_Task to complete_
Write out the material exactly. Do not include the pictures.
— Start of Task inputs —
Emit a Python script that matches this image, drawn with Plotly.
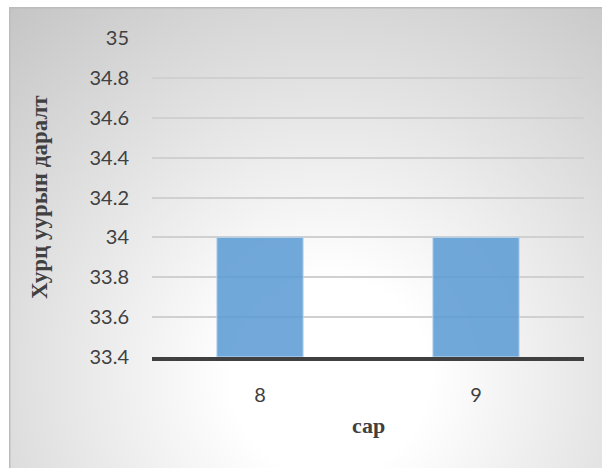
import base64
import plotly.graph_objects as go

# Monthly values
months = ["8", "9"]
pressure = [34, 34]

y_min, y_max, y_step = 33.4, 35, 0.2

# Chart frame: radial grey-to-white fill with a thin top/left border
frame_w, frame_h = 593, 461
frame_svg = f"""<svg xmlns='http://www.w3.org/2000/svg' width='{frame_w}' height='{frame_h}' viewBox='0 0 {frame_w} {frame_h}'>
<defs>
<radialGradient id='g' gradientUnits='userSpaceOnUse' cx='321' cy='370' r='495'>
<stop offset='0' stop-color='#ffffff'/>
<stop offset='0.2' stop-color='#ffffff'/>
<stop offset='1' stop-color='#c4c4c4'/>
</radialGradient>
</defs>
<rect x='0' y='0' width='{frame_w}' height='{frame_h}' fill='url(#g)'/>
<path d='M0.75 {frame_h} L0.75 0.75 L{frame_w} 0.75' fill='none' stroke='#bcbcbc' stroke-width='1.5'/>
</svg>"""
frame_uri = "data:image/svg+xml;base64," + base64.b64encode(frame_svg.encode()).decode()

# Plot area in pixels (602 x 468 page)
W, H = 602, 468
L, R, T, B = 152, 18, 38, 111
pw, ph = W - L - R, H - T - B


def px_x(x):
    return (x - L) / pw


def px_y(y):
    return (H - B - y) / ph


fig = go.Figure()
fig.add_trace(go.Bar(
    x=months,
    y=[v - y_min for v in pressure],
    base=y_min,
    marker=dict(color="#5b9bd5", opacity=0.86,
                line=dict(color="#bdd7ee", width=1)),
    width=0.4,
    hoverinfo="skip",
))

tick_font = dict(family="Lato, sans-serif", size=20, color="#404040")
title_font = dict(family="Liberation Serif, Times New Roman, serif", size=22, color="#404040")

fig.update_layout(
    width=W, height=H,
    margin=dict(l=L, r=R, t=T, b=B, pad=0),
    paper_bgcolor="white",
    plot_bgcolor="rgba(0,0,0,0)",
    showlegend=False,
    images=[dict(
        source=frame_uri, xref="paper", yref="paper",
        x=px_x(9), y=px_y(7), sizex=frame_w / pw, sizey=frame_h / ph,
        xanchor="left", yanchor="top", sizing="stretch", layer="below",
    )],
    xaxis=dict(
        type="category", categoryorder="array", categoryarray=months,
        showgrid=False, showline=True, linecolor="#404040", linewidth=3.5,
        ticks="", tickfont=tick_font, ticklabelstandoff=17,
        fixedrange=True,
    ),
    yaxis=dict(
        range=[y_min, y_max], dtick=y_step, tick0=y_min,
        showgrid=True, gridcolor="#d0d0d0", gridwidth=1.5,
        zeroline=False, showline=False, ticks="",
        tickfont=tick_font, ticklabelstandoff=22,
        fixedrange=True,
    ),
    annotations=[
        dict(text="<b>Хурц уурын даралт</b>", xref="paper", yref="paper",
             x=px_x(39), y=px_y(197), textangle=-90, showarrow=False,
             xanchor="center", yanchor="middle", font=dict(title_font, size=23)),
        dict(text="<b>сар</b>", xref="paper", yref="paper",
             x=0.5, y=px_y(425), showarrow=False,
             xanchor="center", yanchor="middle", font=title_font),
    ],
)

fig.write_html("out.html")
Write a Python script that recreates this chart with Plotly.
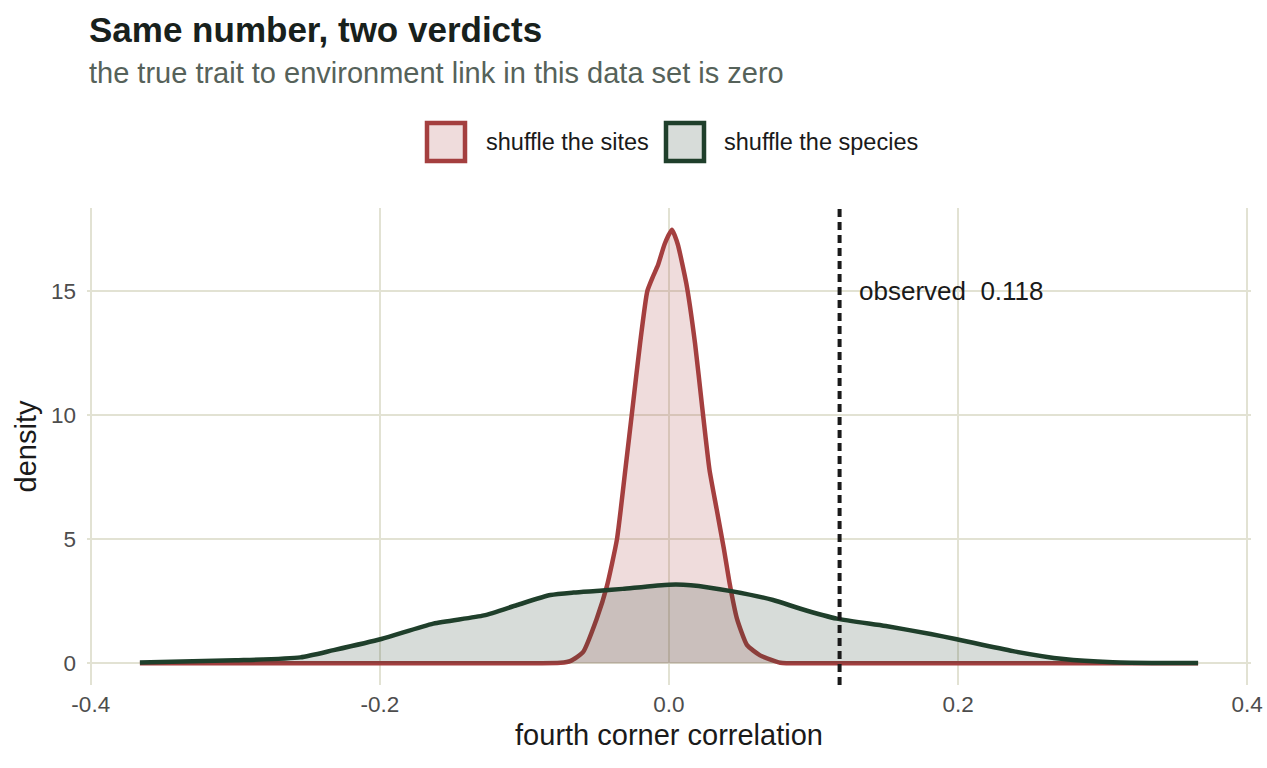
— End of Task inputs —
_Expected answer_
Emit a Python script that matches this image, drawn with Plotly.
import base64
import plotly.graph_objects as go

# Monthly values
months = ["8", "9"]
pressure = [34, 34]

y_min, y_max, y_step = 33.4, 35, 0.2

# Chart frame: radial grey-to-white fill with a thin top/left border
frame_w, frame_h = 593, 461
frame_svg = f"""<svg xmlns='http://www.w3.org/2000/svg' width='{frame_w}' height='{frame_h}' viewBox='0 0 {frame_w} {frame_h}'>
<defs>
<radialGradient id='g' gradientUnits='userSpaceOnUse' cx='321' cy='370' r='495'>
<stop offset='0' stop-color='#ffffff'/>
<stop offset='0.2' stop-color='#ffffff'/>
<stop offset='1' stop-color='#c4c4c4'/>
</radialGradient>
</defs>
<rect x='0' y='0' width='{frame_w}' height='{frame_h}' fill='url(#g)'/>
<path d='M0.75 {frame_h} L0.75 0.75 L{frame_w} 0.75' fill='none' stroke='#bcbcbc' stroke-width='1.5'/>
</svg>"""
frame_uri = "data:image/svg+xml;base64," + base64.b64encode(frame_svg.encode()).decode()

# Plot area in pixels (602 x 468 page)
W, H = 602, 468
L, R, T, B = 152, 18, 38, 111
pw, ph = W - L - R, H - T - B


def px_x(x):
    return (x - L) / pw


def px_y(y):
    return (H - B - y) / ph


fig = go.Figure()
fig.add_trace(go.Bar(
    x=months,
    y=[v - y_min for v in pressure],
    base=y_min,
    marker=dict(color="#5b9bd5", opacity=0.86,
                line=dict(color="#bdd7ee", width=1)),
    width=0.4,
    hoverinfo="skip",
))

tick_font = dict(family="Lato, sans-serif", size=20, color="#404040")
title_font = dict(family="Liberation Serif, Times New Roman, serif", size=22, color="#404040")

fig.update_layout(
    width=W, height=H,
    margin=dict(l=L, r=R, t=T, b=B, pad=0),
    paper_bgcolor="white",
    plot_bgcolor="rgba(0,0,0,0)",
    showlegend=False,
    images=[dict(
        source=frame_uri, xref="paper", yref="paper",
        x=px_x(9), y=px_y(7), sizex=frame_w / pw, sizey=frame_h / ph,
        xanchor="left", yanchor="top", sizing="stretch", layer="below",
    )],
    xaxis=dict(
        type="category", categoryorder="array", categoryarray=months,
        showgrid=False, showline=True, linecolor="#404040", linewidth=3.5,
        ticks="", tickfont=tick_font, ticklabelstandoff=17,
        fixedrange=True,
    ),
    yaxis=dict(
        range=[y_min, y_max], dtick=y_step, tick0=y_min,
        showgrid=True, gridcolor="#d0d0d0", gridwidth=1.5,
        zeroline=False, showline=False, ticks="",
        tickfont=tick_font, ticklabelstandoff=22,
        fixedrange=True,
    ),
    annotations=[
        dict(text="<b>Хурц уурын даралт</b>", xref="paper", yref="paper",
             x=px_x(39), y=px_y(197), textangle=-90, showarrow=False,
             xanchor="center", yanchor="middle", font=dict(title_font, size=23)),
        dict(text="<b>сар</b>", xref="paper", yref="paper",
             x=0.5, y=px_y(425), showarrow=False,
             xanchor="center", yanchor="middle", font=title_font),
    ],
)

fig.write_html("out.html")
Write a Python script that recreates this chart with Plotly.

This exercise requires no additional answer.